Written request: Begin with the first line below and retype each line exactly through the line containing "del anillo transmembrana'];". Any pictures are to be left out.
START Supplied information
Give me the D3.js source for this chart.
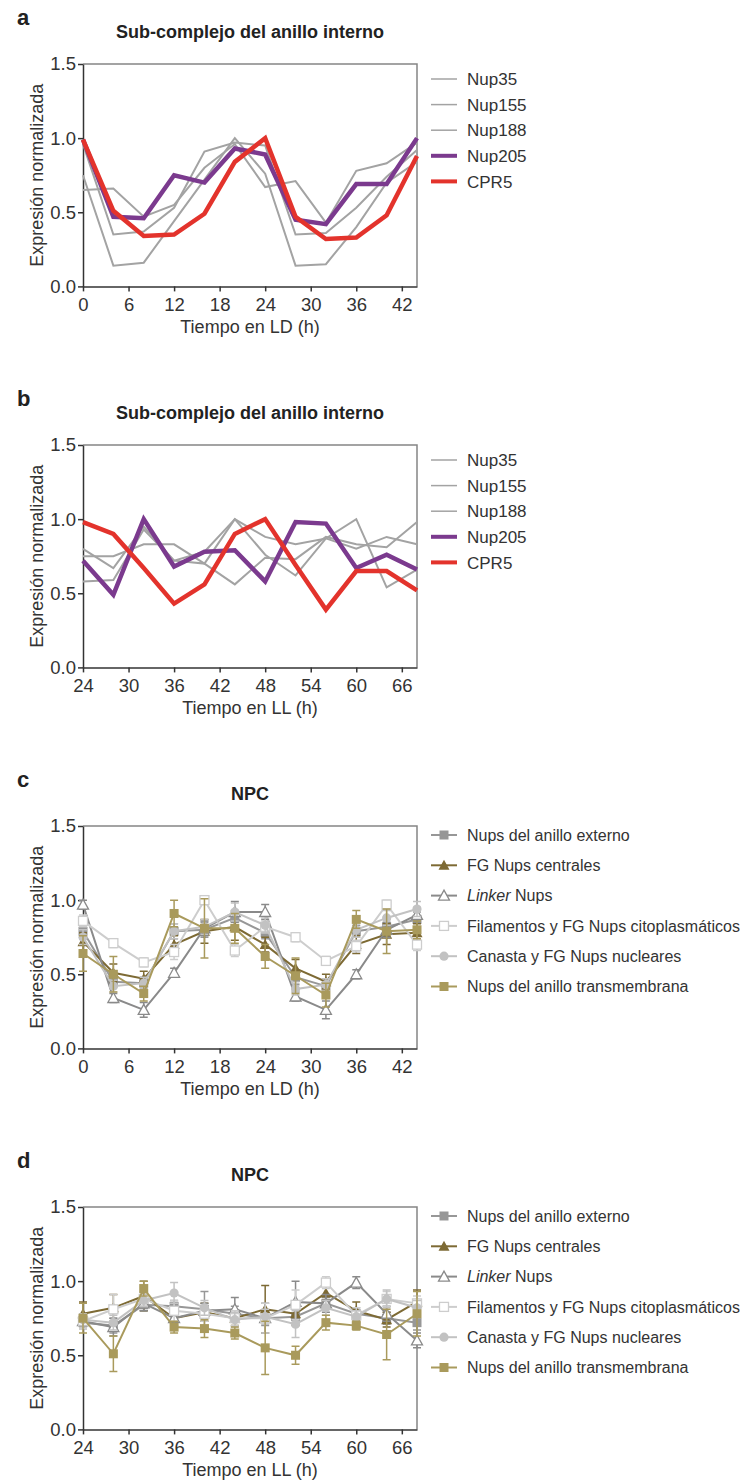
<!DOCTYPE html>
<html>
<head>
<meta charset="utf-8">
<script src="https://cdn.jsdelivr.net/npm/d3@7"></script>
<style>
  body { margin: 0; background: #fff; }
  svg text { font-family: "Liberation Sans", Arial, sans-serif; fill: #333; }
</style>
</head>
<body>
<svg id="chart" width="740" height="1483"></svg>
<script>
// time points
const timeLD = [0, 4, 8, 12, 16, 20, 24, 28, 32, 36, 40, 44];
const timeLL = [24, 28, 32, 36, 40, 44, 48, 52, 56, 60, 64, 68];
const ticksLD = [0, 6, 12, 18, 24, 30, 36, 42];
const ticksLL = [24, 30, 36, 42, 48, 54, 60, 66];
const yTicks = [0, 0.5, 1.0, 1.5];

// panel a - inner ring, LD
const innerNames = ['Nup35', 'Nup155', 'Nup188', 'Nup205', 'CPR5'];
const aNup35 = [0.65, 0.66, 0.47, 0.55, 0.80, 0.96, 0.67, 0.71, 0.43, 0.78, 0.83, 0.97];
const aNup155 = [0.75, 0.14, 0.16, 0.44, 0.72, 1.00, 0.76, 0.14, 0.15, 0.40, 0.70, 0.84];
const aNup188 = [0.96, 0.35, 0.37, 0.53, 0.91, 0.97, 0.95, 0.35, 0.36, 0.53, 0.74, 0.92];
const aNup205 = [0.99, 0.47, 0.46, 0.75, 0.70, 0.93, 0.89, 0.45, 0.42, 0.69, 0.69, 1.00];
const aCPR5 = [0.99, 0.51, 0.34, 0.35, 0.49, 0.84, 1.00, 0.47, 0.32, 0.33, 0.48, 0.88];

// panel b - inner ring, LL
const bNup35 = [0.80, 0.67, 0.95, 0.72, 0.70, 1.00, 0.88, 0.83, 0.87, 0.80, 0.88, 0.83];
const bNup155 = [0.75, 0.75, 0.83, 0.83, 0.70, 0.56, 0.74, 0.73, 0.88, 0.83, 0.81, 0.98];
const bNup188 = [0.58, 0.59, 0.93, 0.72, 0.78, 1.00, 0.76, 0.62, 0.87, 1.00, 0.54, 0.66];
const bNup205 = [0.72, 0.49, 1.00, 0.68, 0.78, 0.79, 0.58, 0.98, 0.97, 0.67, 0.76, 0.66];
const bCPR5 = [0.98, 0.90, 0.67, 0.43, 0.56, 0.90, 1.00, 0.69, 0.39, 0.65, 0.65, 0.52];

// panels c, d - NPC groups
const npcNames = ['Nups del anillo externo', 'FG Nups centrales', 'Linker Nups',
  'Filamentos y FG Nups citoplasmáticos', 'Canasta y FG Nups nucleares', 'Nups del anillo transmembrana'];

const cExterno = [0.79, 0.45, 0.44, 0.79, 0.80, 0.88, 0.78, 0.48, 0.42, 0.79, 0.82, 0.87];
const cCentrales = [0.72, 0.51, 0.47, 0.70, 0.79, 0.82, 0.70, 0.54, 0.45, 0.70, 0.77, 0.78];
const cLinker = [0.97, 0.34, 0.26, 0.51, 0.81, 0.92, 0.92, 0.35, 0.26, 0.50, 0.80, 0.90];
const cFilamentos = [0.86, 0.71, 0.58, 0.65, 1.00, 0.66, 0.82, 0.75, 0.59, 0.69, 0.97, 0.70];
const cCanasta = [0.75, 0.42, 0.44, 0.79, 0.82, 0.92, 0.83, 0.40, 0.43, 0.80, 0.88, 0.94];
const cTransmembrana = [0.64, 0.50, 0.37, 0.91, 0.81, 0.81, 0.62, 0.49, 0.36, 0.87, 0.79, 0.80];

const cExternoErr = [0.05, 0.04, 0.04, 0.05, 0.05, 0.05, 0.04, 0.05, 0.04, 0.04, 0.05, 0.05];
const cCentralesErr = [0.06, 0.06, 0.05, 0.06, 0.08, 0.09, 0.05, 0.06, 0.05, 0.06, 0.07, 0.06];
const cLinkerErr = [0.03, 0.03, 0.05, 0.03, 0.05, 0.07, 0.05, 0.03, 0.06, 0.03, 0.05, 0.05];
const cFilamentosErr = [0.04, 0.03, 0.03, 0.05, 0.03, 0.04, 0.04, 0.03, 0.03, 0.04, 0.03, 0.04];
const cCanastaErr = [0.05, 0.04, 0.04, 0.05, 0.05, 0.06, 0.05, 0.04, 0.04, 0.05, 0.05, 0.05];
const cTransmembranaErr = [0.12, 0.12, 0.05, 0.09, 0.20, 0.10, 0.08, 0.12, 0.08, 0.06, 0.15, 0.06];

const dExterno = [0.72, 0.70, 0.84, 0.83, 0.81, 0.78, 0.75, 0.76, 0.85, 0.78, 0.75, 0.72];
const dCentrales = [0.78, 0.82, 0.90, 0.75, 0.79, 0.75, 0.81, 0.78, 0.92, 0.80, 0.74, 0.86];
const dLinker = [0.73, 0.69, 0.85, 0.75, 0.80, 0.81, 0.75, 0.86, 0.85, 0.99, 0.78, 0.60];
const dFilamentos = [0.73, 0.81, 0.88, 0.80, 0.78, 0.75, 0.75, 0.84, 0.99, 0.77, 0.88, 0.85];
const dCanasta = [0.74, 0.72, 0.87, 0.92, 0.82, 0.74, 0.76, 0.71, 0.82, 0.76, 0.88, 0.82];
const dTransmembrana = [0.75, 0.51, 0.95, 0.69, 0.68, 0.65, 0.55, 0.50, 0.72, 0.70, 0.64, 0.78];

const dExternoErr = [0.04, 0.05, 0.04, 0.04, 0.12, 0.05, 0.05, 0.05, 0.04, 0.04, 0.04, 0.05];
const dCentralesErr = [0.08, 0.09, 0.10, 0.05, 0.06, 0.05, 0.16, 0.08, 0.05, 0.06, 0.05, 0.08];
const dLinkerErr = [0.05, 0.06, 0.05, 0.05, 0.05, 0.08, 0.10, 0.14, 0.06, 0.04, 0.05, 0.05];
const dFilamentosErr = [0.05, 0.10, 0.05, 0.07, 0.05, 0.05, 0.10, 0.10, 0.04, 0.05, 0.05, 0.05];
const dCanastaErr = [0.04, 0.05, 0.04, 0.07, 0.05, 0.05, 0.05, 0.09, 0.05, 0.04, 0.06, 0.05];
const dTransmembranaErr = [0.10, 0.12, 0.05, 0.04, 0.06, 0.04, 0.18, 0.06, 0.05, 0.03, 0.17, 0.15];

// styles
const innerColors = ['#a3a3a3', '#a3a3a3', '#a3a3a3', '#7b3a8e', '#e3332c'];
const innerWidths = [2, 2, 2, 4.5, 4.5];
const npcColors = ['#979797', '#7d6a34', '#8a8a8a', '#cdcdcd', '#c2c2c2', '#a99a5c'];
const npcShapes = ['square', 'triangle', 'triangle', 'square', 'circle', 'square'];
const npcOpen = [false, false, true, true, false, false];

const svg = d3.select('#chart');
const left = 83, right = 417, plotH = 222.4;

function drawFrame(top, letter, title, xDomain, xTicks, xLabel) {
  const x = d3.scaleLinear().domain(xDomain).range([left, right]);
  const y = d3.scaleLinear().domain([0, 1.5]).range([top + plotH, top]);
  const g = svg.append('g');

  g.append('text').attr('x', 17).attr('y', top - 39)
    .style('font-size', '22px').style('font-weight', 'bold').style('fill', '#222')
    .text(letter);
  g.append('text').attr('x', (left + right) / 2).attr('y', top - 26)
    .attr('text-anchor', 'middle')
    .style('font-size', '18px').style('font-weight', 'bold').style('fill', '#222')
    .text(title);

  // top and right frame lines
  g.append('path')
    .attr('d', `M${left},${top}H${right}V${top + plotH}`)
    .attr('fill', 'none').attr('stroke', '#858585').attr('stroke-width', 1.5);

  const yAxis = g.append('g').attr('transform', `translate(${left},0)`)
    .call(d3.axisLeft(y).tickValues(yTicks).tickFormat(d3.format('.1f')).tickSize(5).tickSizeOuter(0).tickPadding(2));
  const xAxis = g.append('g').attr('transform', `translate(0,${top + plotH})`)
    .call(d3.axisBottom(x).tickValues(xTicks).tickSize(5).tickSizeOuter(0).tickPadding(6));
  [yAxis, xAxis].forEach(ax => {
    ax.selectAll('path, line').attr('stroke', '#333').attr('stroke-width', 1.5);
    ax.selectAll('text').style('font-size', '18.5px').style('fill', '#333')
      .style('font-family', '"Liberation Sans", Arial, sans-serif');
  });

  g.append('text').attr('x', (left + right) / 2).attr('y', top + plotH + 47)
    .attr('text-anchor', 'middle').style('font-size', '18px')
    .text(xLabel);
  g.append('text')
    .attr('transform', `translate(43,${top + plotH / 2}) rotate(-90)`)
    .attr('text-anchor', 'middle').style('font-size', '18px')
    .text('Expresión normalizada');

  return { x, y, g };
}

function drawInner(top, letter, xDomain, xTicks, xLabel, times, series) {
  const { x, y, g } = drawFrame(top, letter, 'Sub-complejo del anillo interno', xDomain, xTicks, xLabel);
  const line = d3.line().x((d, i) => x(times[i])).y(d => y(d));
  series.forEach((s, k) => {
    g.append('path').datum(s).attr('d', line)
      .attr('fill', 'none').attr('stroke', innerColors[k])
      .attr('stroke-width', innerWidths[k]).attr('stroke-linejoin', 'miter');
  });
  // legend
  innerNames.forEach((name, k) => {
    const ly = top + 15 + k * 25.6;
    g.append('line').attr('x1', 431).attr('x2', 457).attr('y1', ly).attr('y2', ly)
      .attr('stroke', innerColors[k]).attr('stroke-width', innerWidths[k] - 0.5);
    g.append('text').attr('x', 467).attr('y', ly).attr('dy', '0.36em')
      .style('font-size', '17px').text(name);
  });
}

function drawMarker(g, shape, open, color, cx, cy) {
  const fill = open ? '#fff' : color;
  if (shape === 'square') {
    g.append('rect').attr('x', cx - 4.5).attr('y', cy - 4.5).attr('width', 9).attr('height', 9)
      .attr('fill', fill).attr('stroke', color).attr('stroke-width', open ? 1.3 : 0);
  } else if (shape === 'circle') {
    g.append('circle').attr('cx', cx).attr('cy', cy).attr('r', 4.6).attr('fill', fill);
  } else {
    const p = `M${cx},${cy - 5.5}L${cx + 5.5},${cy + 4.5}L${cx - 5.5},${cy + 4.5}Z`;
    g.append('path').attr('d', p).attr('fill', fill)
      .attr('stroke', color).attr('stroke-width', open ? 1.3 : 0);
  }
}

function drawNPC(top, letter, xDomain, xTicks, xLabel, times, series, errors) {
  const { x, y, g } = drawFrame(top, letter, 'NPC', xDomain, xTicks, xLabel);
  const line = d3.line().x((d, i) => x(times[i])).y(d => y(d));
  series.forEach((s, k) => {
    const color = npcColors[k];
    const sg = g.append('g');
    // error bars
    s.forEach((v, i) => {
      const e = errors[k][i];
      const cx = x(times[i]);
      sg.append('path')
        .attr('d', `M${cx},${y(v - e)}V${y(v + e)}M${cx - 4},${y(v - e)}H${cx + 4}M${cx - 4},${y(v + e)}H${cx + 4}`)
        .attr('stroke', color).attr('stroke-width', 1.5).attr('fill', 'none');
    });
    sg.append('path').datum(s).attr('d', line)
      .attr('fill', 'none').attr('stroke', color).attr('stroke-width', 2);
    s.forEach((v, i) => drawMarker(sg, npcShapes[k], npcOpen[k], color, x(times[i]), y(v)));
  });
  // legend
  npcNames.forEach((name, k) => {
    const ly = top + 9 + k * 30.3;
    g.append('line').attr('x1', 431).attr('x2', 457).attr('y1', ly).attr('y2', ly)
      .attr('stroke', npcColors[k]).attr('stroke-width', 2);
    drawMarker(g, npcShapes[k], npcOpen[k], npcColors[k], 444, ly);
    const t = g.append('text').attr('x', 467).attr('y', ly).attr('dy', '0.36em')
      .style('font-size', '16px');
    if (name.startsWith('Linker')) {
      t.append('tspan').style('font-style', 'italic').text('Linker');
      t.append('tspan').text(' Nups');
    } else {
      t.text(name);
    }
  });
}

drawInner(64, 'a', [0, 44], ticksLD, 'Tiempo en LD (h)', timeLD,
  [aNup35, aNup155, aNup188, aNup205, aCPR5]);
drawInner(445, 'b', [24, 68], ticksLL, 'Tiempo en LL (h)', timeLL,
  [bNup35, bNup155, bNup188, bNup205, bCPR5]);
drawNPC(826, 'c', [0, 44], ticksLD, 'Tiempo en LD (h)', timeLD,
  [cExterno, cCentrales, cLinker, cFilamentos, cCanasta, cTransmembrana],
  [cExternoErr, cCentralesErr, cLinkerErr, cFilamentosErr, cCanastaErr, cTransmembranaErr]);
drawNPC(1207, 'd', [24, 68], ticksLL, 'Tiempo en LL (h)', timeLL,
  [dExterno, dCentrales, dLinker, dFilamentos, dCanasta, dTransmembrana],
  [dExternoErr, dCentralesErr, dLinkerErr, dFilamentosErr, dCanastaErr, dTransmembranaErr]);
</script>
</body>
</html>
END Supplied information
The completed task:
Give me the D3.js source for this chart.
<!DOCTYPE html>
<html>
<head>
<meta charset="utf-8">
<script src="https://cdn.jsdelivr.net/npm/d3@7"></script>
<style>
  body { margin: 0; background: #fff; }
  svg text { font-family: "Liberation Sans", Arial, sans-serif; fill: #333; }
</style>
</head>
<body>
<svg id="chart" width="740" height="1483"></svg>
<script>
// time points
const timeLD = [0, 4, 8, 12, 16, 20, 24, 28, 32, 36, 40, 44];
const timeLL = [24, 28, 32, 36, 40, 44, 48, 52, 56, 60, 64, 68];
const ticksLD = [0, 6, 12, 18, 24, 30, 36, 42];
const ticksLL = [24, 30, 36, 42, 48, 54, 60, 66];
const yTicks = [0, 0.5, 1.0, 1.5];

// panel a - inner ring, LD
const innerNames = ['Nup35', 'Nup155', 'Nup188', 'Nup205', 'CPR5'];
const aNup35 = [0.65, 0.66, 0.47, 0.55, 0.80, 0.96, 0.67, 0.71, 0.43, 0.78, 0.83, 0.97];
const aNup155 = [0.75, 0.14, 0.16, 0.44, 0.72, 1.00, 0.76, 0.14, 0.15, 0.40, 0.70, 0.84];
const aNup188 = [0.96, 0.35, 0.37, 0.53, 0.91, 0.97, 0.95, 0.35, 0.36, 0.53, 0.74, 0.92];
const aNup205 = [0.99, 0.47, 0.46, 0.75, 0.70, 0.93, 0.89, 0.45, 0.42, 0.69, 0.69, 1.00];
const aCPR5 = [0.99, 0.51, 0.34, 0.35, 0.49, 0.84, 1.00, 0.47, 0.32, 0.33, 0.48, 0.88];

// panel b - inner ring, LL
const bNup35 = [0.80, 0.67, 0.95, 0.72, 0.70, 1.00, 0.88, 0.83, 0.87, 0.80, 0.88, 0.83];
const bNup155 = [0.75, 0.75, 0.83, 0.83, 0.70, 0.56, 0.74, 0.73, 0.88, 0.83, 0.81, 0.98];
const bNup188 = [0.58, 0.59, 0.93, 0.72, 0.78, 1.00, 0.76, 0.62, 0.87, 1.00, 0.54, 0.66];
const bNup205 = [0.72, 0.49, 1.00, 0.68, 0.78, 0.79, 0.58, 0.98, 0.97, 0.67, 0.76, 0.66];
const bCPR5 = [0.98, 0.90, 0.67, 0.43, 0.56, 0.90, 1.00, 0.69, 0.39, 0.65, 0.65, 0.52];

// panels c, d - NPC groups
const npcNames = ['Nups del anillo externo', 'FG Nups centrales', 'Linker Nups',
  'Filamentos y FG Nups citoplasmáticos', 'Canasta y FG Nups nucleares', 'Nups del anillo transmembrana'];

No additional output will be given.